Som Seif has spent two decades disrupting Canadian financial services — first with Claymore, one of Canada's earliest ETF companies, then as co-founder of Wealthsimple, and now as CEO of Purpose Unlimited, a platform spanning asset management, wealth management, SMB lending, and retirement solutions.
In this conversation on the StartWell Podcast, he gets candid about the mindset holding Canadians back, what's broken in how we build wealth, and why he's more energized right now than at any point in his career.
The real reason Canadians don't take risks
Seif doesn't buy the idea that Canadians are simply more cautious than Americans by nature. The talent is the same, he argues. The ideas are the same. What's different is how failure gets treated. "In Canada, it's not a fear of failure — it's a fear of criticism," he says. "When somebody fails, it's criticized. How could they have done that?" In the US, a founder who failed and pivoted is celebrated. In Canada, that same founder is often written off. Seif thinks changing that narrative — celebrating builders, not just winners — is one of the most important things this country can do.
Wealth isn't what most people think it is
On personal finance, Seif is direct: most Canadians are thinking about money the wrong way. "Markets aren't going to make you rich," he says. "The greatest value you can create is your own intellectual capital." His argument is that the obsession with beating markets or picking the right investments is a distraction from the real work — investing in your career, your skills, and your ability to earn. The financial system should run quietly in the background, not consume your attention. "99% of your career, you should be focused on what makes you more successful — not worrying about markets."
The small business gap nobody talks about
Through Driven, Purpose Unlimited's SMB financing arm, Seif has spent nearly a decade trying to fix what he calls one of Canada's most serious structural problems: small businesses can't access capital. The big banks, he explains, have built systems where lending below a million dollars is effectively unprofitable. "If you go to the bank and want a $50,000 loan, they'll ask you to put $50,000 in a deposit account first," he says. "If I had $50,000 in cash, I wouldn't have come to you." For Seif, helping small businesses get quick and fair access to capital isn't just a business opportunity — it's foundational to a healthy Canadian economy.

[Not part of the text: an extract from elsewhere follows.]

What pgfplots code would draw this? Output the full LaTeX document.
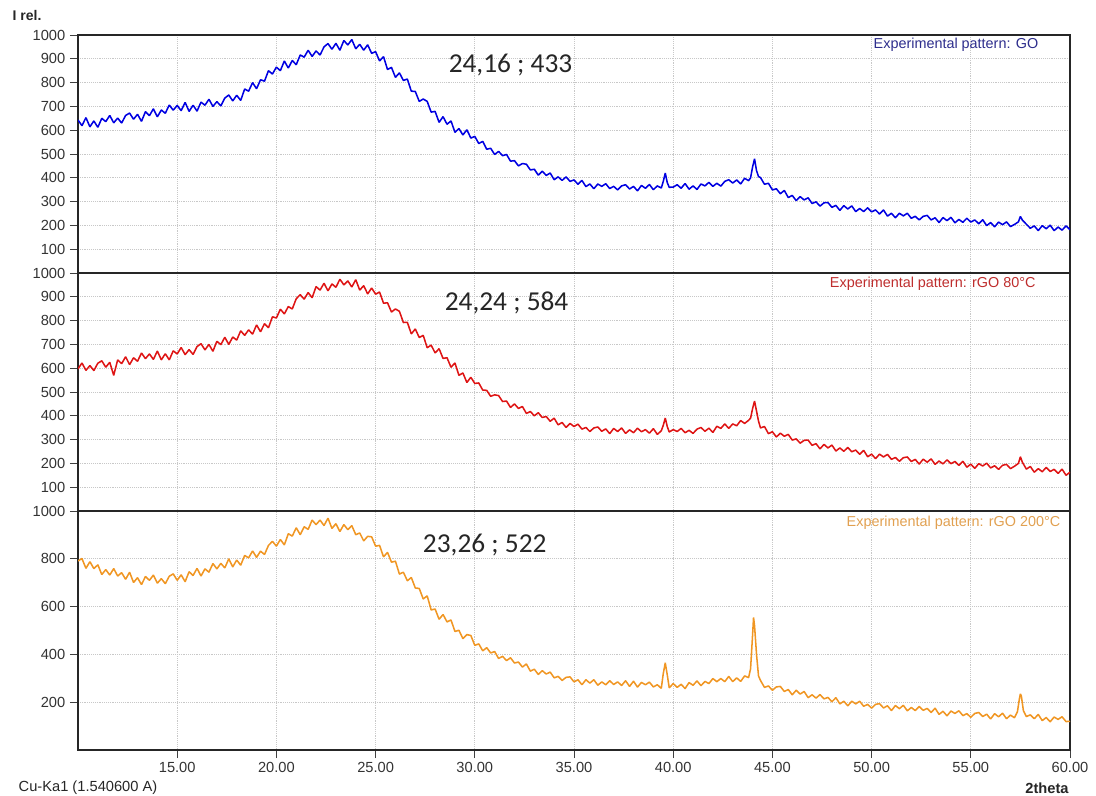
\documentclass[border=0pt]{standalone}
\usepackage{pgfplots}
\usepackage{pgfplotstable}
\pgfplotsset{compat=1.18}
\usepackage{fontspec}
\setmainfont{Liberation Sans}
\newfontfamily\calibri{Carlito}
\definecolor{goblue}{RGB}{0,0,225}
\definecolor{gored}{RGB}{222,20,20}
\definecolor{goorange}{RGB}{240,150,35}
\definecolor{gridgray}{RGB}{200,200,200}
\definecolor{tblue}{RGB}{45,45,140}
\definecolor{tred}{RGB}{190,45,45}
\definecolor{torange}{RGB}{225,160,80}

\pgfplotstableread{
x y
10.0 643
10.2 619
10.4 653
10.6 614
10.8 639
11.0 612
11.2 650
11.4 636
11.6 662
11.8 631
12.0 651
12.2 630
12.4 662
12.6 672
12.8 646
13.0 667
13.2 637
13.4 678
13.6 661
13.8 690
14.0 656
14.2 685
14.4 671
14.6 706
14.8 684
15.0 704
15.2 682
15.4 717
15.6 679
15.8 705
16.0 680
16.2 718
16.4 705
16.6 730
16.8 700
17.0 720
17.2 702
17.4 735
17.6 748
17.8 723
18.0 747
18.2 725
18.4 773
18.6 764
18.8 800
19.0 774
19.2 812
19.4 806
19.6 850
19.8 836
20.0 865
20.2 850
20.4 891
20.6 861
20.8 893
21.0 875
21.2 916
21.4 907
21.6 936
21.8 910
22.0 933
22.2 916
22.4 950
22.6 964
22.8 940
23.0 965
23.2 936
23.4 977
23.6 958
23.8 981
24.0 942
24.2 961
24.4 936
24.6 959
24.8 923
25.0 930
25.2 891
25.4 909
25.6 855
25.8 864
26.0 822
26.2 841
26.4 809
26.6 815
26.8 764
27.0 763
27.2 721
27.4 731
27.6 721
27.8 676
28.0 679
28.2 633
28.4 657
28.6 625
28.8 639
29.0 591
29.2 607
29.4 580
29.6 602
29.8 567
30.0 574
30.2 544
30.4 553
30.6 520
30.8 524
31.0 498
31.2 511
31.4 493
31.6 498
31.8 470
32.0 472
32.2 450
32.4 460
32.6 457
32.8 433
33.0 436
33.2 411
33.4 428
33.6 410
33.8 420
34.0 392
34.2 404
34.4 389
34.6 404
34.8 385
35.0 391
35.2 373
35.4 389
35.6 363
35.8 374
36.0 354
36.2 374
36.4 364
36.6 375
36.8 355
37.0 364
37.2 349
37.4 366
37.6 371
37.8 353
38.0 364
38.2 345
38.4 368
38.6 356
38.8 372
39.0 350
39.2 366
39.4 357
39.5 385
39.6 420
39.7 380
39.8 360
40.0 361
40.2 371
40.4 356
40.6 376
40.8 352
41.0 366
41.2 351
41.4 374
41.6 366
41.8 381
42.0 364
42.2 377
42.4 365
42.6 385
42.8 392
43.0 378
43.2 391
43.4 374
43.6 398
43.8 388
43.9 400
44.0 445
44.1 480
44.2 430
44.3 405
44.4 401
44.6 373
44.8 377
45.0 349
45.2 354
45.4 333
45.6 347
45.8 317
46.0 326
46.2 304
46.4 321
46.6 307
46.8 316
47.0 292
47.2 299
47.4 281
47.6 295
47.8 296
48.0 276
48.2 284
48.4 263
48.6 283
48.8 269
49.0 282
49.2 258
49.4 271
49.6 258
49.8 274
50.0 257
50.2 265
50.4 248
50.6 265
50.8 239
51.0 251
51.2 232
51.4 251
51.6 240
51.8 251
52.0 230
52.2 238
52.4 223
52.6 238
52.8 242
53.0 223
53.2 232
53.4 212
53.6 233
53.8 220
54.0 234
54.2 211
54.4 225
54.6 213
54.8 230
55.0 214
55.2 223
55.4 207
55.6 224
55.8 199
56.0 212
56.2 194
56.4 214
56.6 203
56.8 215
57.0 195
57.2 204
57.4 215
57.5 238
57.6 222
57.8 205
58.0 188
58.2 198
58.4 178
58.6 199
58.8 186
59.0 201
59.2 178
59.4 193
59.6 180
59.8 198
60.0 182
}\godata

\pgfplotstableread{
x y
10.0 597
10.2 622
10.4 591
10.6 611
10.8 590
11.0 621
11.2 631
11.4 604
11.6 625
11.8 570
12.0 635
12.2 619
12.4 648
12.6 615
12.8 644
13.0 629
13.2 664
13.4 640
13.6 660
13.8 637
14.0 672
14.2 635
14.4 661
14.6 635
14.8 673
15.0 660
15.2 687
15.4 657
15.6 678
15.8 658
16.0 691
16.2 703
16.4 677
16.6 700
16.8 671
17.0 713
17.2 699
17.4 730
17.6 700
17.8 731
18.0 718
18.2 757
18.4 738
18.6 761
18.8 743
19.0 782
19.2 753
19.4 787
19.6 770
19.8 816
20.0 811
20.2 848
20.4 828
20.6 859
20.8 849
21.0 892
21.2 909
21.4 890
21.6 918
21.8 896
22.0 943
22.2 928
22.4 957
22.6 925
22.8 954
23.0 940
23.2 974
23.4 950
23.6 967
23.8 941
24.0 972
24.2 928
24.4 947
24.6 912
24.8 937
25.0 911
25.2 920
25.4 873
25.6 875
25.8 836
26.0 849
26.2 839
26.4 792
26.6 793
26.8 744
27.0 765
27.2 729
27.4 738
27.6 686
27.8 697
28.0 664
28.2 682
28.4 641
28.6 644
28.8 604
29.0 622
29.2 570
29.4 580
29.6 540
29.8 562
30.0 536
30.2 538
30.4 508
30.6 507
30.8 482
31.0 488
31.2 485
31.4 460
31.6 462
31.8 435
32.0 450
32.2 431
32.4 439
32.6 410
32.8 418
33.0 400
33.2 413
33.4 393
33.6 397
33.8 377
34.0 390
34.2 362
34.4 372
34.6 351
34.8 368
35.0 355
35.2 365
35.4 344
35.6 351
35.8 334
36.0 349
36.2 353
36.4 335
36.6 345
36.8 325
37.0 347
37.2 334
37.4 349
37.6 326
37.8 341
38.0 329
38.2 348
38.4 333
38.6 342
38.8 327
39.0 346
39.2 322
39.4 337
39.5 360
39.6 391
39.7 355
39.8 332
40.0 342
40.2 334
40.4 347
40.6 329
40.8 339
41.0 326
41.2 344
41.4 351
41.6 335
41.8 348
42.0 330
42.2 356
42.4 347
42.6 366
42.8 347
43.0 366
43.2 358
43.4 380
43.6 368
43.8 381
43.9 390
44.0 430
44.1 462
44.2 420
44.3 378
44.4 349
44.6 355
44.8 325
45.0 333
45.2 311
45.4 327
45.6 314
45.8 322
46.0 298
46.2 303
46.4 285
46.6 297
46.8 298
47.0 276
47.2 283
47.4 261
47.6 280
47.8 265
48.0 277
48.2 252
48.4 265
48.6 251
48.8 267
49.0 249
49.2 256
49.4 238
49.6 255
49.8 228
50.0 239
50.2 220
50.4 239
50.6 227
50.8 238
51.0 217
51.2 225
51.4 209
51.6 224
51.8 227
52.0 208
52.2 217
52.4 197
52.6 218
52.8 205
53.0 219
53.2 196
53.4 210
53.6 198
53.8 215
54.0 199
54.2 208
54.4 192
54.6 209
54.8 184
55.0 197
55.2 179
55.4 199
55.6 189
55.8 201
56.0 181
56.2 190
56.4 175
56.6 192
56.8 196
57.0 178
57.2 188
57.4 200
57.5 228
57.6 205
57.8 176
58.0 187
58.2 163
58.4 178
58.6 165
58.8 183
59.0 166
59.2 175
59.4 158
59.6 176
59.8 150
60.0 163
}\rgoeighty

\pgfplotstableread{
x y
10.0 791
10.2 801
10.4 760
10.6 788
10.8 759
11.0 775
11.2 734
11.4 755
11.6 732
11.8 759
12.0 728
12.2 742
12.4 714
12.6 744
12.8 701
13.0 721
13.2 692
13.4 726
13.6 710
13.8 732
14.0 698
14.2 717
14.4 696
14.6 727
14.8 737
15.0 710
15.2 733
15.4 704
15.6 746
15.8 730
16.0 760
16.2 728
16.4 758
16.6 744
16.8 780
17.0 758
17.2 781
17.4 762
17.6 800
17.8 766
18.0 795
18.2 773
18.4 814
18.6 804
18.8 833
19.0 806
19.2 832
19.4 818
19.6 856
19.8 873
20.0 853
20.2 881
20.4 858
20.6 905
20.8 895
21.0 930
21.2 901
21.4 934
21.6 923
21.8 962
22.0 943
22.2 962
22.4 939
22.6 970
22.8 927
23.0 947
23.2 914
23.4 943
23.6 922
23.8 939
24.0 901
24.2 908
24.4 875
24.6 894
24.8 892
25.0 853
25.2 856
25.4 808
25.6 827
25.8 786
26.0 790
26.2 736
26.4 744
26.6 708
26.8 722
27.0 678
27.2 676
27.4 632
27.6 645
27.8 586
28.0 590
28.2 547
28.4 567
28.6 536
28.8 544
29.0 496
29.2 501
29.4 466
29.6 483
29.8 479
30.0 438
30.2 444
30.4 415
30.6 428
30.8 406
31.0 412
31.2 383
31.4 392
31.6 374
31.8 386
32.0 364
32.2 368
32.4 347
32.6 360
32.8 330
33.0 338
33.2 316
33.4 332
33.6 318
33.8 326
34.0 302
34.2 308
34.4 291
34.6 304
34.8 306
35.0 285
35.2 294
35.4 273
35.6 294
35.8 280
36.0 294
36.2 271
36.4 285
36.6 273
36.8 290
37.0 274
37.2 285
37.4 270
37.6 290
37.8 266
38.0 288
38.2 263
38.4 283
38.6 273
38.8 284
39.0 264
39.2 273
39.4 258
39.5 320
39.6 365
39.7 315
39.8 260
40.0 278
40.2 262
40.4 275
40.6 257
40.8 282
41.0 271
41.2 289
41.4 269
41.6 287
41.8 278
42.0 299
42.2 286
42.4 299
42.6 286
42.8 308
43.0 286
43.2 302
43.4 287
43.6 310
43.8 303
43.9 340
44.0 480
44.05 555
44.1 520
44.2 400
44.3 310
44.4 291
44.6 262
44.8 268
45.0 250
45.2 264
45.4 266
45.6 245
45.8 253
46.0 231
46.2 250
46.4 234
46.6 245
46.8 219
47.0 231
47.2 217
47.4 232
47.6 214
47.8 220
48.0 202
48.2 219
48.4 193
48.6 204
48.8 185
49.0 204
49.2 193
49.4 204
49.6 183
49.8 191
50.0 175
50.2 191
50.4 194
50.6 176
50.8 185
51.0 165
51.2 186
51.4 173
51.6 187
51.8 164
52.0 178
52.2 165
52.4 182
52.6 166
52.8 174
53.0 157
53.2 175
53.4 149
53.6 162
53.8 143
54.0 163
54.2 153
54.4 164
54.6 144
54.8 152
55.0 137
55.2 153
55.4 157
55.6 140
55.8 150
56.0 130
56.2 152
56.4 139
56.6 154
56.8 131
57.0 146
57.2 135
57.35 160
57.45 215
57.5 235
57.55 225
57.65 165
57.8 140
58.0 147
58.2 131
58.4 149
58.6 123
58.8 136
59.0 118
59.2 138
59.4 128
59.6 139
59.8 119
60.0 120
}\rgotwohundred

\pgfplotsset{
  xrdpanel/.style={
    scale only axis, width=744pt,
    xmin=10, xmax=60, ymin=0, ymax=1000,
    xtick={15,20,...,60},
    tick align=outside, ytick pos=left, xtick pos=bottom,
    major tick length=6pt,
    tick style={black!75, line width=0.6pt},
    grid=major,
    major grid style={gridgray, densely dotted, line width=0.5pt},
    axis line style={black!85, line width=0.8pt},
    tick label style={font=\fontsize{11}{13}\selectfont, text=black!80},
    /pgf/number format/assume math mode=true,
    /pgf/number format/1000 sep={},
    x tick label style={/pgf/number format/fixed, /pgf/number format/fixed zerofill, /pgf/number format/precision=2},
  },
}

\begin{document}
\begin{tikzpicture}
\useasboundingbox (0pt,0pt) rectangle (822pt,-597pt);

% Panel 1: GO
\begin{axis}[xrdpanel, at={(58.5pt,-26.25pt)}, anchor=north west, height=178.5pt,
  ytick={100,200,...,1000}, xticklabels={}, xtick style={draw=none}]
\addplot[goblue, line width=1.15pt, line join=bevel] table[x=x,y=y] {\godata};
\node[font=\calibri\fontsize{20.5}{24}\selectfont, text=black!85] at (axis cs:31.8,874) {24,16 ; 433};
\node[anchor=east, font=\fontsize{10.8}{13}\selectfont, text=tblue] at (axis cs:58.64,958) {Experimental pattern: GO};
\end{axis}

% Panel 2: rGO 80
\begin{axis}[xrdpanel, at={(58.5pt,-204.75pt)}, anchor=north west, height=178.5pt,
  ytick={100,200,...,1000}, xticklabels={}, xtick style={draw=none}]
\addplot[gored, line width=1.15pt, line join=bevel] table[x=x,y=y] {\rgoeighty};
\node[font=\calibri\fontsize{20.5}{24}\selectfont, text=black!85] at (axis cs:31.6,874) {24,24 ; 584};
\node[anchor=east, font=\fontsize{10.8}{13}\selectfont, text=tred] at (axis cs:58.5,954) {Experimental pattern: rGO 80°C};
\end{axis}

% Panel 3: rGO 200
\begin{axis}[xrdpanel, at={(58.5pt,-383.25pt)}, anchor=north west, height=179.25pt,
  ytick={200,400,...,1000}]
\addplot[goorange, line width=1.15pt, line join=bevel] table[x=x,y=y] {\rgotwohundred};
\node[font=\calibri\fontsize{20.5}{24}\selectfont, text=black!85] at (axis cs:30.5,858) {23,26 ; 522};
\node[anchor=east, font=\fontsize{10.8}{13}\selectfont, text=torange] at (axis cs:59.75,950) {Experimental pattern: rGO 200°C};
\end{axis}

\node[anchor=west, font=\bfseries\fontsize{10.5}{12}\selectfont, text=black!85] at (6pt,-11.5pt) {I rel.};
\node[anchor=west, font=\fontsize{11}{13}\selectfont, text=black!85] at (10.5pt,-591pt) {Cu-Ka1 (1.540600 A)};
\node[anchor=east, font=\bfseries\fontsize{11}{13}\selectfont, text=black!85] at (805pt,-591pt) {2theta};
\end{tikzpicture}
\end{document}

Why right now is the most exciting moment of his career
Seif is unusually candid about the current AI moment. He doesn't frame it as a threat — he frames it as the most significant opportunity he's seen in twenty years of building. "This is the most transformative technological shift of my career," he says. His challenge to his own team: if we were starting Purpose in a garage today, we wouldn't build it the way we built it. So why are we building it that way now?
It's a question every founder should be asking.